Chris Wray was formally installed as the head of the FBI during a ceremony Thursday at the bureau’s headquarters in Washington, D.C.

Attorney General Jeff Sessions spoke highly of Mr. Wray at the event, calling him a model of integrity and noting that he has “no hidden agendas.” He also had a few words of advice for the new director.

“In the days to come, Chris, there will be many controversies. There seem to be a lot of them these days,” Mr. Sessions said. “It is the nature of the job.”

Two people who would likely serve as a reminder of current controversies, former FBI directors James Comey and Robert Mueller, were not in attendance at Thursday’s event.

Mr. Comey was fired from the job earlier this year by President Trump. Mr. Mueller is leading the special counsel investigation into Russian interference with the 2016 presidential election and any possible collision with members of the Trump campaign. The scope of his investigation also includes the circumstances that led to Mr. Comey’s dismissal.

Former FBI directors typically attend such ceremonies. But Andrew McCabe, who served as acting director after Mr. Comey was fired, and former director William Webster, who was appointed by President Jimmy Carter to lead the bureau, were the only former heads of the FBI who attended.

Hundreds of FBI employees gathered in the courtyard in the center of headquarters to watch the event.

Mr. Wray, who previously led the Justice Department’s criminal division, told employees that he was excited to be back at the bureau.

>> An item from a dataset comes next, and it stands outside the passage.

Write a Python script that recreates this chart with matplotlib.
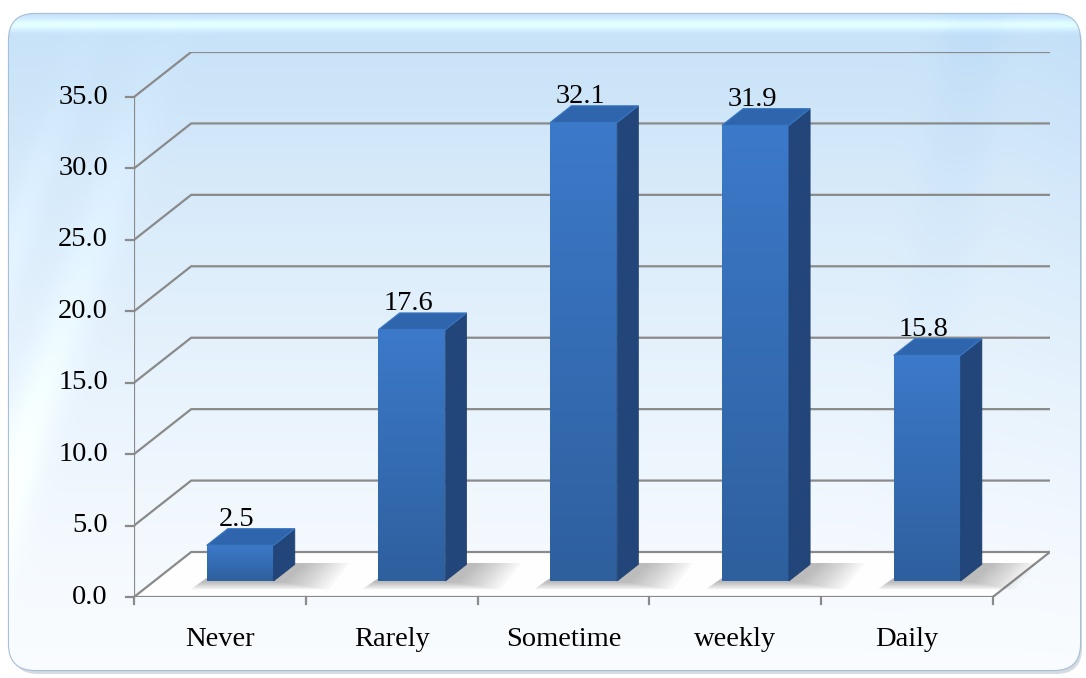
import matplotlib.pyplot as plt
import numpy as np
from matplotlib.patches import FancyBboxPatch, Polygon

# survey frequencies (%)
categories = ['Never', 'Rarely', 'Sometime', 'weekly', 'Daily']
values = [2.5, 17.6, 32.1, 31.9, 15.8]
y_ticks = [0, 5, 10, 15, 20, 25, 30, 35]

W, H = 1086, 678
plt.rcParams['font.family'] = ['Liberation Serif', 'DejaVu Serif']
FS = 20.5

fig = plt.figure(figsize=(W / 100, H / 100), dpi=100)
fig.patch.set_facecolor('white')

# ---- background panel (pixel coords) ----
bg = fig.add_axes([0, 0, 1, 1])
bg.set_xlim(0, W)
bg.set_ylim(H, 0)
bg.axis('off')

yy, xx = np.mgrid[0:H, 0:W].astype(float)
t = (yy / H)[..., None]
top_c = np.array([0.77, 0.88, 0.97])
bot_c = np.array([0.98, 0.99, 1.0])
img = top_c * (1 - t) ** 1.3 + bot_c * (1 - (1 - t) ** 1.3)
# slanted blue band on the right, soft edges
u = xx + 0.15 * yy
band = (1 / (1 + np.exp(-(u - 950) / 8)) * 1 / (1 + np.exp((u - 1010) / 8)))[..., None]
img = img - band * (1 - t) ** 1.5 * 0.07 * np.array([0.5, 0.3, 0.05])
right = np.clip((xx - 1000) / 80, 0, 1)[..., None] * (1 - t) * 0.05
img = img - right * np.array([0.4, 0.2, 0.0])
# soft white streaks on the left
v = xx - 0.35 * (H - yy)
streak = (np.exp(-((v + 60) / 25) ** 2) + np.exp(-((v + 140) / 18) ** 2))[..., None]
img = img + streak * 0.08 * t
# glossy light band along the top edge
gl = np.exp(-((yy - 24) / 6) ** 2)[..., None]
img = img + gl * 0.12
img = np.clip(img, 0, 1)

# drop shadow + panel
shadow = FancyBboxPatch((12, 18), 1070, 656, boxstyle='round,pad=0,rounding_size=26',
                        facecolor='#b9c3cc', edgecolor='none', alpha=0.6)
bg.add_patch(shadow)
panel = FancyBboxPatch((9, 14), 1071, 656, boxstyle='round,pad=0,rounding_size=26',
                       facecolor='none', edgecolor='#a5bfd6', linewidth=1.6)
bg.add_patch(panel)
im = bg.imshow(img, extent=[0, W, H, 0], aspect='auto', zorder=1)
im.set_clip_path(panel)
bg.set_xlim(0, W)
bg.set_ylim(H, 0)

# ---- chart axes with oblique depth ----
DX, DY = 0.333, 3.15   # wall depth in data units
ax = fig.add_axes([134 / W, (H - 597) / H, (1050 - 134) / W, (597 - 52) / H])
ax.axis('off')
ax.patch.set_alpha(0)
n = len(categories)
grid_c = '#8a8a8a'
lw = 1.6

# floor
floor = Polygon([(0, 0), (n, 0), (n + DX, DY), (DX, DY)], closed=True,
                facecolor='white', edgecolor='none', alpha=0.95, zorder=1)
ax.add_patch(floor)

# back wall gridlines
for yt in y_ticks:
    ax.plot([0, DX, n + DX], [yt, yt + DY, yt + DY], color=grid_c, lw=lw,
            solid_capstyle='butt', zorder=2)
ax.plot([n, n + DX], [0, DY], color=grid_c, lw=lw, zorder=2)
ax.plot([0, n], [0, 0], color=grid_c, lw=lw, zorder=2)
ax.plot([0, 0], [0, y_ticks[-1]], color=grid_c, lw=lw, zorder=2)

# tick marks and labels
for yt in y_ticks:
    ax.plot([-0.047, 0], [yt, yt], color=grid_c, lw=lw, clip_on=False)
    ax.text(-0.152, yt, f'{yt:.1f}', ha='right', va='center', fontsize=FS,
            clip_on=False)
for i in range(n + 1):
    ax.plot([i, i], [0, -0.5], color=grid_c, lw=lw, clip_on=False)
for i, cat in enumerate(categories):
    ax.text(i + 0.5, -3.0, cat, ha='center', va='center', fontsize=FS, clip_on=False)

# bars
bw = 0.39
d0, dd = 0.355, 0.37
grad = np.linspace(0, 1, 100)[:, None]
front_top = np.array([0.235, 0.475, 0.790])
front_bot = np.array([0.180, 0.375, 0.620])
front_img = (front_top * (1 - grad)[..., None] + front_bot * grad[..., None])

for i, val in enumerate(values):
    x0 = i + 0.5 - bw / 2 + d0 * DX
    x1 = x0 + bw
    y0 = d0 * DY
    y1 = val + y0
    ox, oy = dd * DX, dd * DY

    # soft shadow on the floor, layered from wide/faint to tight
    for k in range(12, 0, -1):
        e = 0.009 * k
        sh = Polygon([(x0 - 0.03 - e * 0.6, y0 - 0.05 - e * 5),
                      (x1 + ox * 0.4 + e * 2.5, y0 - 0.05 - e * 5),
                      (x1 + ox + 0.05 + e * 2.5, y0 + oy + 0.1),
                      (x0 + ox, y0 + oy + 0.1)],
                     closed=True, facecolor='#505050', edgecolor='none',
                     alpha=0.035, zorder=3)
        ax.add_patch(sh)

    front = Polygon([(x0, y0), (x1, y0), (x1, y1), (x0, y1)], closed=True,
                    facecolor='none', edgecolor='none', zorder=5)
    ax.add_patch(front)
    fim = ax.imshow(front_img, extent=[x0, x1, y0, y1], origin='upper',
                    aspect='auto', zorder=5)
    fim.set_clip_path(front)

    side = Polygon([(x1, y0), (x1 + ox, y0 + oy), (x1 + ox, y1 + oy), (x1, y1)],
                   closed=True, facecolor='#23467a', edgecolor='#1f3e6c', lw=0.5,
                   zorder=5)
    ax.add_patch(side)
    topf = Polygon([(x0, y1), (x1, y1), (x1 + ox, y1 + oy), (x0 + ox, y1 + oy)],
                   closed=True, facecolor='#2f65ad', edgecolor='#3a78c4', lw=0.8,
                   zorder=5)
    ax.add_patch(topf)

    ax.text(x0 + bw / 2 - 0.02, y1 + oy + 0.2, f'{val:.1f}', ha='center',
            va='baseline', fontsize=FS, zorder=6, clip_on=False)

ax.set_xlim(0, n + DX)
ax.set_ylim(0, y_ticks[-1] + DY)

fig.savefig('out.png', dpi=100)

“My wife and kids may already have gotten tired of me saying this, but I have to say I get up every morning fired up to come to work, fired up to be part of this extraordinary group, and fired up to see what we can do next,” Mr. Wray said.
He remarked on the challenges the bureau faces, including evolving terrorist threats and the challenge of keeping up with the evolution of technology used by criminals.

“We know we are going to have to up our game,” he said.

But Mr. Wray said the changes the FBI will undergo in years to come should not change its core mission.

“Some things cannot and will not change. Our mission is simple but profound - to protect the American people and uphold the Constitution.” Mr. Wray said. “That mission hasn’t changed and it won’t change — not as long as I have anything to say about it. We’re going to abide by the rule of law and our core values. We’re going to follow the facts independently, no matter where they lead and no matter who likes it. And we will always, always seek justice.”